Scream Queens, or Ryan Murphy Fools Me Again

So, as you may know, I have something of a…troubled relationship with Ryan Murphy. The writer/director/showrunner, along with his oft-partner in crime Brad Falchuk, has produced some of my favourite and some of my least favourite television of the last decade or so. On the one hand, the turgid back end of Nip/Tuck’s run. But the other, the spritely first season of Glee. But then, everything after the first season of Glee. However, American Horror Story. And on and on into oblivion. His TV produce, as far as I’m concerned, is almost astonishingly patchy, but yet I still find myself drawn to whatever new pile of bubblegum poison he’s pumping on to my screen. No matter how ridiculous the concept, how outrageous the casting, how badly I know in my soul it’s going to go wrong, he fools me every time and I come back for more.

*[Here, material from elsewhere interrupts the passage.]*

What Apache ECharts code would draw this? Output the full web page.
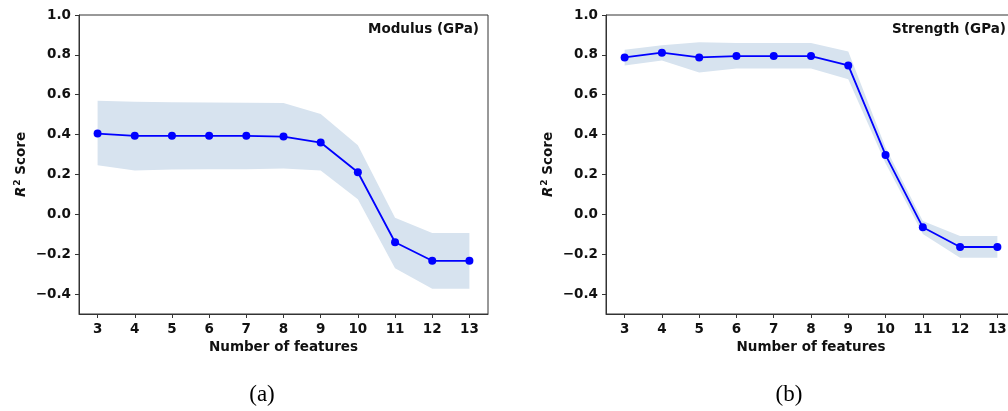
<!DOCTYPE html>
<html>
<head>
<meta charset="utf-8">
<script src="https://cdn.jsdelivr.net/npm/echarts@6/dist/echarts.min.js"></script>
<style>
  html, body { margin: 0; padding: 0; background: #fff; }
  #chart { width: 1008px; height: 411px; }
</style>
</head>
<body>
<div id="chart"></div>
<script>
// Number of selected features on the x axis
const features = ['3', '4', '5', '6', '7', '8', '9', '10', '11', '12', '13'];

// Modulus (GPa): mean R² score and the upper / lower edges of the spread band
const modulusMean  = [0.405, 0.394, 0.394, 0.394, 0.394, 0.390, 0.360, 0.211, -0.140, -0.233, -0.233];
const modulusUpper = [0.570, 0.565, 0.562, 0.561, 0.560, 0.558, 0.503, 0.347, -0.017, -0.094, -0.094];
const modulusLower = [0.246, 0.220, 0.225, 0.226, 0.226, 0.230, 0.220, 0.076, -0.271, -0.373, -0.373];

// Strength (GPa): mean R² score and the upper / lower edges of the spread band
const strengthMean  = [0.787, 0.811, 0.787, 0.794, 0.794, 0.794, 0.747, 0.298, -0.065, -0.164, -0.164];
const strengthUpper = [0.826, 0.848, 0.863, 0.859, 0.859, 0.859, 0.817, 0.335, -0.033, -0.109, -0.109];
const strengthLower = [0.747, 0.772, 0.712, 0.732, 0.732, 0.732, 0.678, 0.256, -0.099, -0.218, -0.218];

// Y tick labels
const yTicks = [-0.4, -0.2, 0.0, 0.2, 0.4, 0.6, 0.8, 1.0];

const panelTitles = ['Modulus (GPa)', 'Strength (GPa)'];
const captions = ['(a)', '(b)'];

const FONT = 'DejaVu Sans';
const FS = 13.5;
const TEXT = '#111';
const AXIS = '#333';
const BAND = '#d7e3ef';
const LINE = '#0000ff';

// second panel runs past the right edge of the page, so it gets an explicit width
const grids = [
  { left: 79, width: 409, top: 15, bottom: 97 },
  { left: 606, width: 410, top: 15, bottom: 97 }
];

function xAxisFor(i) {
  return {
    type: 'category', gridIndex: i, data: features, boundaryGap: true,
    axisLine: { show: true, onZero: false, lineStyle: { color: AXIS, width: 1 } },
    axisTick: { show: true, alignWithLabel: true, length: 4, lineStyle: { color: AXIS } },
    axisLabel: { margin: 8, color: TEXT, fontFamily: FONT, fontWeight: 'bold', fontSize: FS },
    splitLine: { show: false },
    name: 'Number of features', nameLocation: 'middle', nameGap: 26,
    nameTextStyle: { color: TEXT, fontFamily: FONT, fontWeight: 'bold', fontSize: FS }
  };
}

function yAxisFor(i) {
  return {
    type: 'value', gridIndex: i, min: -0.5, max: 1.0,
    axisLine: { show: true, onZero: false, lineStyle: { color: AXIS, width: 1 } },
    axisTick: { show: true, length: 4, customValues: yTicks, lineStyle: { color: AXIS } },
    axisLabel: {
      customValues: yTicks, margin: 8, color: TEXT, fontFamily: FONT, fontWeight: 'bold', fontSize: FS,
      formatter: v => (v < -1e-9 ? '\u2212' : '') + Math.abs(v).toFixed(1)
    },
    splitLine: { show: false },
    name: '{r|R}{s|2}{t| Score}', nameLocation: 'middle', nameGap: 50, nameRotate: 90,
    nameTextStyle: {
      color: TEXT, fontFamily: FONT, fontWeight: 'bold', fontSize: FS,
      rich: {
        r: { fontFamily: FONT, fontWeight: 'bold', fontStyle: 'italic', fontSize: FS, color: TEXT },
        s: { fontFamily: FONT, fontWeight: 'bold', fontSize: 9, color: TEXT, verticalAlign: 'top', padding: [0, 0, 7, 1] },
        t: { fontFamily: FONT, fontWeight: 'bold', fontSize: FS, color: TEXT }
      }
    }
  };
}

function panelSeries(i, mean, upper, lower) {
  const width = upper.map((u, k) => +(u - lower[k]).toFixed(4));
  const stackId = 'band' + i;
  return [
    {
      type: 'line', xAxisIndex: i, yAxisIndex: i, data: lower,
      stack: stackId, stackStrategy: 'all', symbol: 'none', silent: true,
      lineStyle: { opacity: 0 }, z: 1
    },
    {
      type: 'line', xAxisIndex: i, yAxisIndex: i, data: width,
      stack: stackId, stackStrategy: 'all', symbol: 'none', silent: true,
      lineStyle: { opacity: 0 }, areaStyle: { color: BAND, opacity: 1 }, z: 1
    },
    {
      type: 'line', xAxisIndex: i, yAxisIndex: i, data: mean,
      symbol: 'circle', symbolSize: 8, showSymbol: true,
      lineStyle: { color: LINE, width: 1.8 },
      itemStyle: { color: LINE, borderWidth: 0 }, z: 3
    }
  ];
}

const chart = echarts.init(document.getElementById('chart'), null, { renderer: 'canvas' });

chart.setOption({
  backgroundColor: '#fff',
  animation: false,
  grid: grids.map(g => Object.assign({
    show: true, borderColor: AXIS, borderWidth: 1, backgroundColor: 'transparent',
    containLabel: false, outerBoundsMode: 'none'
  }, g)),
  xAxis: [xAxisFor(0), xAxisFor(1)],
  yAxis: [yAxisFor(0), yAxisFor(1)],
  title: [
    { text: panelTitles[0], right: 529, top: 22, padding: 0,
      textStyle: { color: TEXT, fontFamily: FONT, fontWeight: 'bold', fontSize: FS } },
    { text: panelTitles[1], right: 2, top: 22, padding: 0,
      textStyle: { color: TEXT, fontFamily: FONT, fontWeight: 'bold', fontSize: FS } }
  ],
  graphic: [
    { type: 'text', x: 262, y: 395, style: { text: captions[0], font: '23px "Liberation Serif"', fill: '#000', align: 'center', verticalAlign: 'middle' } },
    { type: 'text', x: 789, y: 395, style: { text: captions[1], font: '23px "Liberation Serif"', fill: '#000', align: 'center', verticalAlign: 'middle' } }
  ],
  series: [
    ...panelSeries(0, modulusMean, modulusUpper, modulusLower),
    ...panelSeries(1, strengthMean, strengthUpper, strengthLower)
  ]
});
</script>
</body>
</html>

And that’s how I found myself watching his new show Scream Queens.

Look, there’s a lot I like about Scream Queens. For one, it’s a hearty, unambiguous salute to a specific genre of horror- the teen slasher, which is one of my personal favourites (Friday the 13th REPRESENT). It’s packed full of in-jokes, gloriously violent and horrible deaths, convoluted backstories, and plenty other genre tropes that make me clap my hands together. Plus, there’s the cast, made up of my favourite actors from other Murpchuck shows: Lea Michele from Glee, Emma Roberts from American Horror Story, etc. Plus, there’s Jamie Lee Curtis (basically playing Jane Lynch’s character from Glee, gloriously)!

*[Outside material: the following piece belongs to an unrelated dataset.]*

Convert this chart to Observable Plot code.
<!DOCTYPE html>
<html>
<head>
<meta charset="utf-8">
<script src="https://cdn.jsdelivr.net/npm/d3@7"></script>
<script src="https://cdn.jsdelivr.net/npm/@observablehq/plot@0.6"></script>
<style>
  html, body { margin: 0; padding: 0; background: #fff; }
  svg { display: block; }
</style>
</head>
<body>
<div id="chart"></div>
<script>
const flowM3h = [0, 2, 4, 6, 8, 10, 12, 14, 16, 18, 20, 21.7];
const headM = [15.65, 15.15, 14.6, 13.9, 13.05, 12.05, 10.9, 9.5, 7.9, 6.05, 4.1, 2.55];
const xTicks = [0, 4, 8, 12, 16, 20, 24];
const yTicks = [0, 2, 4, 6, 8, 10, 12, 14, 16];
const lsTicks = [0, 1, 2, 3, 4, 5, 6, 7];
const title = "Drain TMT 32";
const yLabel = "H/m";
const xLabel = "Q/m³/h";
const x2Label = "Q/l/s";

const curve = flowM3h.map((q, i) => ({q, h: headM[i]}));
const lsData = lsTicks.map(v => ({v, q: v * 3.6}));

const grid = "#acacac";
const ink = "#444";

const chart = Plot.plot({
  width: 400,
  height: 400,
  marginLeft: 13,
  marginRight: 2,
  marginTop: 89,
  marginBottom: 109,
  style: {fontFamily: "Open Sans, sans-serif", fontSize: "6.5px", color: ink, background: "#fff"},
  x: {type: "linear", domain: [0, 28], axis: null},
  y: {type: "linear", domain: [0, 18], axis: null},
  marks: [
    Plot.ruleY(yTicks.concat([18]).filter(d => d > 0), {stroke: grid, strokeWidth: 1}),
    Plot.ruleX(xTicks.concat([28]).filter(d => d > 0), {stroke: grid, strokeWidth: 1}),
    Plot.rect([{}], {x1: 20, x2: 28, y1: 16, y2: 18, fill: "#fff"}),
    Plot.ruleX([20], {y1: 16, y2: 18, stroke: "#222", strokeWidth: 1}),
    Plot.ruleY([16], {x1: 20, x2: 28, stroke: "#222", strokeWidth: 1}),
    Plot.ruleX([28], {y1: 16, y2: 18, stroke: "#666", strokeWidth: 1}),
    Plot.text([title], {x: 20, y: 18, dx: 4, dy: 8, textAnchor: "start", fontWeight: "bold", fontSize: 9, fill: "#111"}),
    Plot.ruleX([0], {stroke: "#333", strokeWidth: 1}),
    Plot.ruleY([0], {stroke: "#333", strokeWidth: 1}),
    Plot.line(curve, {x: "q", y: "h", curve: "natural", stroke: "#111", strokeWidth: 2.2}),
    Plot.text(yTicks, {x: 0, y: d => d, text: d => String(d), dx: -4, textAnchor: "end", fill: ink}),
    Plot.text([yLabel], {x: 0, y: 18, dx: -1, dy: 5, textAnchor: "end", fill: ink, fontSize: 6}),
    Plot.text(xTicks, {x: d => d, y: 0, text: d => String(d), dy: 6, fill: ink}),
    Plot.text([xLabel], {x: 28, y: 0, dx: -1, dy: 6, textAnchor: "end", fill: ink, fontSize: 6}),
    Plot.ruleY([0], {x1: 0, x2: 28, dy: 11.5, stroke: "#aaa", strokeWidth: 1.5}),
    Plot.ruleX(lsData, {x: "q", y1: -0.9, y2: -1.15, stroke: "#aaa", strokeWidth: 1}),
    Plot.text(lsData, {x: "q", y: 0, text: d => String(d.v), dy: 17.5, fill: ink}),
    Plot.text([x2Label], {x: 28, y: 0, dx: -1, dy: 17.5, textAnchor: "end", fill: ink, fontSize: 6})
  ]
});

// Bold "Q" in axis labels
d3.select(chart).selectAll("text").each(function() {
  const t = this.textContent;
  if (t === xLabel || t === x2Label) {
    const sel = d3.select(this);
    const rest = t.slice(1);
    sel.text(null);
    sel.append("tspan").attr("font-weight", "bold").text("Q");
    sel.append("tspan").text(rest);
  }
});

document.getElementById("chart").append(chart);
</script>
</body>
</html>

The plot revolves around a sorority house, led by a sociopathic president (Emma Roberts) who’s intent on keeping her house for the pretty and popular- using deadly means. Initially, the show has it’s charms- the bubblegum world studded with hideous, violent death (spray tan replaced with hydrochloric acid, head-in-the-fryer prank gone wrong, etc) is pretty great, and I actually kind of enjoyed Nick Jonas’ guest turn as the simpering suck-up to the most popular guy in school. The show seems to be having a lot of fun dismantling those cliches, even if it is done with the usual level of sledgehammer subtlety from the team behind this sequence. Skyler Samuels, as pledge Grace Gardner, really reminds me of Jane Levy in Suburgatory, with her laid-back charm that doesn’t slide into gratingly pointed territory, and the almost all-female cast look like they’re having a ball- of course, as anyone who’s even glanced at her work before, Roberts is glorious as the poisonous valley girl, while supporting cast like Abigail Breslin (as one of Roberts’ cohorts) and Lea Michele (as a socially awkward new pledge) fill out the world.

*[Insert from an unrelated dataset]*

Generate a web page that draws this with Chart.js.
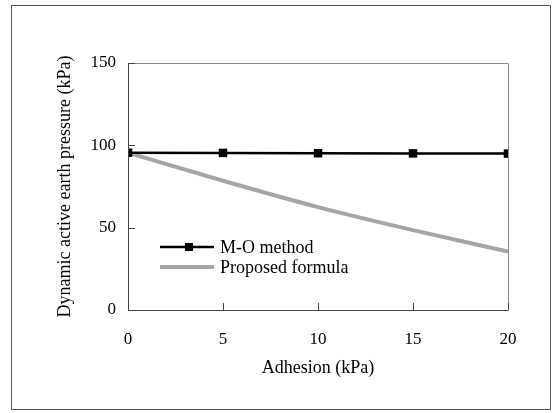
<!DOCTYPE html>
<html>
<head>
<meta charset="utf-8">
<script src="https://cdn.jsdelivr.net/npm/chart.js@4"></script>
<style>
  html, body { margin: 0; padding: 0; background: #fff; }
  #wrap { position: relative; width: 559px; height: 413px; }
  #frame { position: absolute; left: 11px; top: 5px; width: 540px; height: 405px; border: 1px solid #555; box-sizing: border-box; pointer-events: none; }
</style>
</head>
<body>
<div id="wrap">
  <canvas id="chart" width="559" height="413"></canvas>
  <div id="frame"></div>
</div>
<script>
const adhesion = [0, 5, 10, 15, 20];
const moMethod = [95.5, 95.4, 95.2, 95.1, 95.0];
const proposedFormula = [95.5, 78.5, 62.5, 48.5, 35.5];
const xTicks = [0, 5, 10, 15, 20];
const yTicks = [0, 50, 100, 150];

const serif = "'Liberation Serif', 'Times New Roman', serif";

// box round the plot, inward tick marks and the legend inside the plot
const framePlugin = {
  id: "frame",
  afterDatasetsDraw(chart) {
    const { ctx, chartArea: a, scales } = chart;
    ctx.save();
    ctx.lineWidth = 1;
    ctx.strokeStyle = "#8a8a8a";
    ctx.beginPath();
    ctx.moveTo(a.left, a.top + 0.5);
    ctx.lineTo(a.right + 0.5, a.top + 0.5);
    ctx.lineTo(a.right + 0.5, a.bottom);
    ctx.stroke();
    ctx.strokeStyle = "#444";
    ctx.beginPath();
    ctx.moveTo(a.left + 0.5, a.top);
    ctx.lineTo(a.left + 0.5, a.bottom + 0.5);
    ctx.lineTo(a.right + 0.5, a.bottom + 0.5);
    ctx.stroke();

    ctx.beginPath();
    xTicks.forEach((v) => {
      const px = Math.round(scales.x.getPixelForValue(v)) + 0.5;
      ctx.moveTo(px, a.bottom);
      ctx.lineTo(px, a.bottom - 7);
    });
    yTicks.forEach((v) => {
      const py = Math.round(scales.y.getPixelForValue(v)) + 0.5;
      ctx.moveTo(a.left, py);
      ctx.lineTo(a.left + 7, py);
    });
    ctx.stroke();

    // legend
    const lx = a.left + 32;
    const ly = a.top + 184;
    ctx.font = "18px " + serif;
    ctx.textBaseline = "middle";
    ctx.fillStyle = "#000";
    chart.data.datasets.forEach((ds, i) => {
      const y = ly + i * 20;
      ctx.strokeStyle = ds.borderColor;
      ctx.lineWidth = ds.borderWidth;
      ctx.beginPath();
      ctx.moveTo(lx, y);
      ctx.lineTo(lx + 54, y);
      ctx.stroke();
      if (ds.pointRadius > 0) {
        ctx.fillStyle = ds.pointBackgroundColor;
        ctx.fillRect(lx + 25, y - 4, 8, 8);
      }
      ctx.fillStyle = "#000";
      ctx.fillText(ds.label, lx + 60, y + 1);
    });
    ctx.restore();
  },
};

new Chart(document.getElementById("chart").getContext("2d"), {
  type: "line",
  data: {
    labels: adhesion,
    datasets: [
      {
        label: "M-O method",
        data: adhesion.map((x, i) => ({ x: x, y: moMethod[i] })),
        borderColor: "#000",
        borderWidth: 2.5,
        pointStyle: "rect",
        pointRadius: 6,
        pointBackgroundColor: "#000",
        pointBorderColor: "#000",
        pointBorderWidth: 0,
      },
      {
        label: "Proposed formula",
        data: adhesion.map((x, i) => ({ x: x, y: proposedFormula[i] })),
        borderColor: "rgb(165,165,165)",
        borderWidth: 4,
        pointRadius: 0,
        cubicInterpolationMode: "monotone",
      },
    ],
  },
  plugins: [framePlugin],
  options: {
    responsive: false,
    animation: false,
    layout: { padding: { left: 40, right: 51, top: 63, bottom: 30 } },
    plugins: {
      legend: { display: false },
      tooltip: { enabled: false },
    },
    scales: {
      x: {
        type: "linear",
        min: 0,
        max: 20,
        afterFit: (scale) => { scale.height = 73; },
        afterBuildTicks: (scale) => { scale.ticks = xTicks.map((v) => ({ value: v })); },
        grid: { display: false, drawTicks: false },
        border: { display: false },
        ticks: { padding: 19, color: "#000", font: { family: serif, size: 17 } },
        title: {
          display: true,
          text: "Adhesion (kPa)",
          color: "#000",
          padding: { top: 0, bottom: 4 },
          font: { family: serif, size: 18 },
        },
      },
      y: {
        min: 0,
        max: 150,
        afterFit: (scale) => { scale.width = 88; },
        afterBuildTicks: (scale) => { scale.ticks = yTicks.map((v) => ({ value: v })); },
        grid: { display: false, drawTicks: false },
        border: { display: false },
        ticks: { padding: 12, color: "#000", font: { family: serif, size: 17 } },
        title: {
          display: true,
          text: "Dynamic active earth pressure (kPa)",
          color: "#000",
          padding: { top: 14, bottom: 0 },
          font: { family: serif, size: 18 },
        },
      },
    },
  },
});
</script>
</body>
</html>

But I’ll tell you the one thing that doesn’t really work about it: the horror. Look, I get that this is a comedy series before a horror series and that’s cool: in fact, I’m hoping the heavily tongue-in-cheek take on horror might get a few more people to seek out the films they’re lampooning and then I’ll have someone to talk to this shit about. But there’s an uneasy balance at work here. The show’s main villain, the Red Devil, has a pretty cool design that suggests someone somewhere was half-taking this seriously-

Ugh, let’s be real, I would probably wear those trousers in real life.

-and it seems at times as if we’re meant to find them scary. The direct horror sequences lurch wierdly between satrical and serious, and it’s not that good. Look at something like Scream, the ultimate meta-horror. Remember that first time you saw the opening sequence and how shit-scary it was? Yeah that’s what Scream Queens needs. It needs someone who isn’t afraid to really twist the knife (if you’ll excuse the pun) and go hard on the horror, partly because it helps make everything else look so starkly, ludicrously great in comparison. Maybe I’m a horror snob (in fact, no damn maybe about it) but, for all it’s good points, Scream Queens just isn’t doing justice to it’s horror icons.

Dammit, I know I’ll probably be watching the rest of the series. He’s done it again. He always does.